# Impeller Kit: Craftsman 88173?



## Tony P. (Jan 9, 2017)

I've read many postings here on impeller kits and did considerable research elsewhere. Now I'm trying to figure out whether an impeller kit is worthwhile for my Craftsman 88173, purchased 12/2014. Like anyone interested in impeller kits, I'm less than enthusiastic on my current snow thrower's ability to throw snow (around 20 feet) compared to others I've owned.

My 88173 has an impeller gap of 5/8". For some reason this seems to be the cutoff point where impeller kits cease to be effective: 1/4"-5/8" kits are effective; 5/8" and over kits are not effective. I'm hopeful someone can tell me whether the kit would be effective for a Craftsman 88173, a popular machine. Beyond that, perhaps someone can explain to me why over 5/8' is OK and under 5/8" is a problem.

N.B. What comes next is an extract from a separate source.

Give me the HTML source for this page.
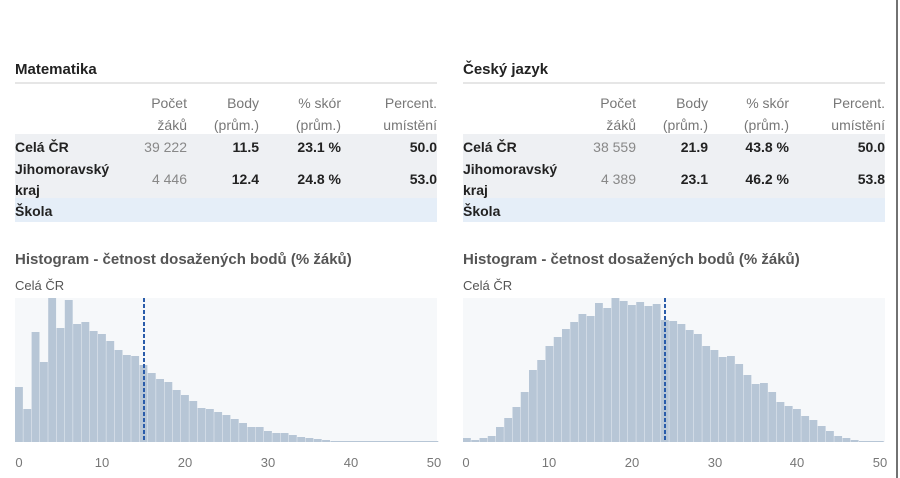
<!DOCTYPE html>
<html><head><meta charset="utf-8"><style>
body{margin:0;background:#fff;}
svg{display:block;font-family:"Liberation Sans","DejaVu Sans",sans-serif;}
.h{font-weight:bold;font-size:15px;fill:#222;}
.c{font-size:14px;fill:#777;text-anchor:end;}
.b{font-size:14px;font-weight:bold;fill:#222;}
.be{font-size:14px;font-weight:bold;fill:#222;text-anchor:end;}
.g{font-size:14px;fill:#888;text-anchor:end;}
.ht{font-weight:bold;font-size:15px;fill:#555;}
.s{font-size:13px;fill:#555;}
.t{font-size:13px;fill:#777;text-anchor:middle;}
</style></head><body>
<svg width="900" height="478" viewBox="0 0 900 478">
<rect width="900" height="478" fill="#fff"/>
<line x1="897" y1="0" x2="897" y2="478" stroke="#444" stroke-width="1.5"/>

<!-- LEFT TABLE -->
<text x="15" y="74" class="h">Matematika</text>
<line x1="15" y1="83" x2="437" y2="83" stroke="#ddd" stroke-width="1.5"/>
<text x="187" y="108" class="c">Počet</text><text x="187" y="130" class="c">žáků</text>
<text x="259" y="108" class="c">Body</text><text x="259" y="130" class="c">(prům.)</text>
<text x="341" y="108" class="c">% skór</text><text x="341" y="130" class="c">(prům.)</text>
<text x="437" y="108" class="c">Percent.</text><text x="437" y="130" class="c">umístění</text>
<rect x="15" y="134" width="422" height="64" fill="#eef0f3"/>
<rect x="15" y="198" width="422" height="24" fill="#e5eef8"/>
<text x="15" y="152" class="b">Celá ČR</text><text x="187" y="152" class="g">39 222</text><text x="259" y="152" class="be">11.5</text><text x="341" y="152" class="be">23.1 %</text><text x="437" y="152" class="be">50.0</text>
<text x="15" y="174" class="b">Jihomoravský</text><text x="15" y="195" class="b">kraj</text>
<text x="187" y="184" class="g">4 446</text><text x="259" y="184" class="be">12.4</text><text x="341" y="184" class="be">24.8 %</text><text x="437" y="184" class="be">53.0</text>
<text x="15" y="216" class="b">Škola</text>

<!-- RIGHT TABLE -->
<text x="463" y="74" class="h">Český jazyk</text>
<line x1="463" y1="83" x2="885" y2="83" stroke="#ddd" stroke-width="1.5"/>
<text x="636" y="108" class="c">Počet</text><text x="636" y="130" class="c">žáků</text>
<text x="708" y="108" class="c">Body</text><text x="708" y="130" class="c">(prům.)</text>
<text x="789" y="108" class="c">% skór</text><text x="789" y="130" class="c">(prům.)</text>
<text x="885" y="108" class="c">Percent.</text><text x="885" y="130" class="c">umístění</text>
<rect x="463" y="134" width="422" height="64" fill="#eef0f3"/>
<rect x="463" y="198" width="422" height="24" fill="#e5eef8"/>
<text x="463" y="152" class="b">Celá ČR</text><text x="636" y="152" class="g">38 559</text><text x="708" y="152" class="be">21.9</text><text x="789" y="152" class="be">43.8 %</text><text x="885" y="152" class="be">50.0</text>
<text x="463" y="174" class="b">Jihomoravský</text><text x="463" y="195" class="b">kraj</text>
<text x="636" y="184" class="g">4 389</text><text x="708" y="184" class="be">23.1</text><text x="789" y="184" class="be">46.2 %</text><text x="885" y="184" class="be">53.8</text>
<text x="463" y="216" class="b">Škola</text>

<!-- HISTOGRAM TITLES -->
<text x="15" y="264" class="ht">Histogram - četnost dosažených bodů (% žáků)</text>
<text x="15" y="290" class="s">Celá ČR</text>
<text x="463" y="264" class="ht">Histogram - četnost dosažených bodů (% žáků)</text>
<text x="463" y="290" class="s">Celá ČR</text>

<!-- LEFT CHART -->
<rect x="15" y="298" width="422" height="144" fill="#f6f8fa"/>
<g transform="translate(15,0) scale(8.3,1)" fill="#b7c6d6">
<rect x="0" y="387" width="0.95" height="55"/><rect x="1" y="409" width="0.95" height="33"/><rect x="2" y="332" width="0.95" height="110"/><rect x="3" y="362" width="0.95" height="80"/><rect x="4" y="298" width="0.95" height="144"/><rect x="5" y="328" width="0.95" height="114"/><rect x="6" y="300" width="0.95" height="142"/><rect x="7" y="324" width="0.95" height="118"/><rect x="8" y="322" width="0.95" height="120"/><rect x="9" y="331" width="0.95" height="111"/><rect x="10" y="334" width="0.95" height="108"/><rect x="11" y="341" width="0.95" height="101"/><rect x="12" y="350" width="0.95" height="92"/><rect x="13" y="355" width="0.95" height="87"/><rect x="14" y="356" width="0.95" height="86"/><rect x="15" y="365" width="0.95" height="77"/><rect x="16" y="373" width="0.95" height="69"/><rect x="17" y="379" width="0.95" height="63"/><rect x="18" y="382" width="0.95" height="60"/><rect x="19" y="390" width="0.95" height="52"/><rect x="20" y="395" width="0.95" height="47"/><rect x="21" y="401" width="0.95" height="41"/><rect x="22" y="408" width="0.95" height="34"/><rect x="23" y="409" width="0.95" height="33"/><rect x="24" y="412" width="0.95" height="30"/><rect x="25" y="415" width="0.95" height="27"/><rect x="26" y="419" width="0.95" height="23"/><rect x="27" y="423" width="0.95" height="19"/><rect x="28" y="427" width="0.95" height="15"/><rect x="29" y="427" width="0.95" height="15"/><rect x="30" y="431" width="0.95" height="11"/><rect x="31" y="433" width="0.95" height="9"/><rect x="32" y="433" width="0.95" height="9"/><rect x="33" y="435" width="0.95" height="7"/><rect x="34" y="437" width="0.95" height="5"/><rect x="35" y="438" width="0.95" height="4"/><rect x="36" y="439" width="0.95" height="3"/><rect x="37" y="440" width="0.95" height="2"/><rect x="38" y="441" width="13" height="1"/>
</g>
<line x1="144" y1="298" x2="144" y2="442" stroke="#2a5caa" stroke-width="2" stroke-dasharray="4,2"/>
<text x="19" y="467" class="t">0</text><text x="102" y="467" class="t">10</text><text x="185" y="467" class="t">20</text><text x="268" y="467" class="t">30</text><text x="351" y="467" class="t">40</text><text x="434" y="467" class="t">50</text>

<!-- RIGHT CHART -->
<rect x="463" y="298" width="422" height="144" fill="#f6f8fa"/>
<g transform="translate(463,0) scale(8.25,1)" fill="#b7c6d6">
<rect x="0" y="438" width="0.95" height="4"/><rect x="1" y="440" width="0.95" height="2"/><rect x="2" y="438" width="0.95" height="4"/><rect x="3" y="436" width="0.95" height="6"/><rect x="4" y="427" width="0.95" height="15"/><rect x="5" y="418" width="0.95" height="24"/><rect x="6" y="407" width="0.95" height="35"/><rect x="7" y="392" width="0.95" height="50"/><rect x="8" y="370" width="0.95" height="72"/><rect x="9" y="360" width="0.95" height="82"/><rect x="10" y="346" width="0.95" height="96"/><rect x="11" y="337" width="0.95" height="105"/><rect x="12" y="329" width="0.95" height="113"/><rect x="13" y="322" width="0.95" height="120"/><rect x="14" y="314" width="0.95" height="128"/><rect x="15" y="316" width="0.95" height="126"/><rect x="16" y="303" width="0.95" height="139"/><rect x="17" y="308" width="0.95" height="134"/><rect x="18" y="298" width="0.95" height="144"/><rect x="19" y="301" width="0.95" height="141"/><rect x="20" y="305" width="0.95" height="137"/><rect x="21" y="302" width="0.95" height="140"/><rect x="22" y="306" width="0.95" height="136"/><rect x="23" y="304" width="0.95" height="138"/><rect x="24" y="320" width="0.95" height="122"/><rect x="25" y="321" width="0.95" height="121"/><rect x="26" y="324" width="0.95" height="118"/><rect x="27" y="330" width="0.95" height="112"/><rect x="28" y="334" width="0.95" height="108"/><rect x="29" y="346" width="0.95" height="96"/><rect x="30" y="350" width="0.95" height="92"/><rect x="31" y="357" width="0.95" height="85"/><rect x="32" y="356" width="0.95" height="86"/><rect x="33" y="364" width="0.95" height="78"/><rect x="34" y="375" width="0.95" height="67"/><rect x="35" y="384" width="0.95" height="58"/><rect x="36" y="383" width="0.95" height="59"/><rect x="37" y="392" width="0.95" height="50"/><rect x="38" y="402" width="0.95" height="40"/><rect x="39" y="406" width="0.95" height="36"/><rect x="40" y="409" width="0.95" height="33"/><rect x="41" y="416" width="0.95" height="26"/><rect x="42" y="420" width="0.95" height="22"/><rect x="43" y="426" width="0.95" height="16"/><rect x="44" y="431" width="0.95" height="11"/><rect x="45" y="436" width="0.95" height="6"/><rect x="46" y="438" width="0.95" height="4"/><rect x="47" y="440" width="0.95" height="2"/><rect x="48" y="441" width="3" height="1"/>
</g>
<line x1="665" y1="298" x2="665" y2="442" stroke="#2a5caa" stroke-width="2" stroke-dasharray="4,2"/>
<text x="466" y="467" class="t">0</text><text x="549" y="467" class="t">10</text><text x="632" y="467" class="t">20</text><text x="715" y="467" class="t">30</text><text x="797" y="467" class="t">40</text><text x="880" y="467" class="t">50</text>
</svg>
</body></html>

This is my first post and I'd like to thank everyone in advance.


----------



## RIT333 (Feb 6, 2014)

You may have worded it wrong. The bigger the gap, the more effective the kit will be. You should do it. You'll be impressed.


----------



## Vermont007 (Mar 29, 2015)

I think they mentioned ⅝" as the upper limit only because they couldn't imagine anyone having a gap larger than that !

A ⅝" gap at the ends of your impeller blades is enormous !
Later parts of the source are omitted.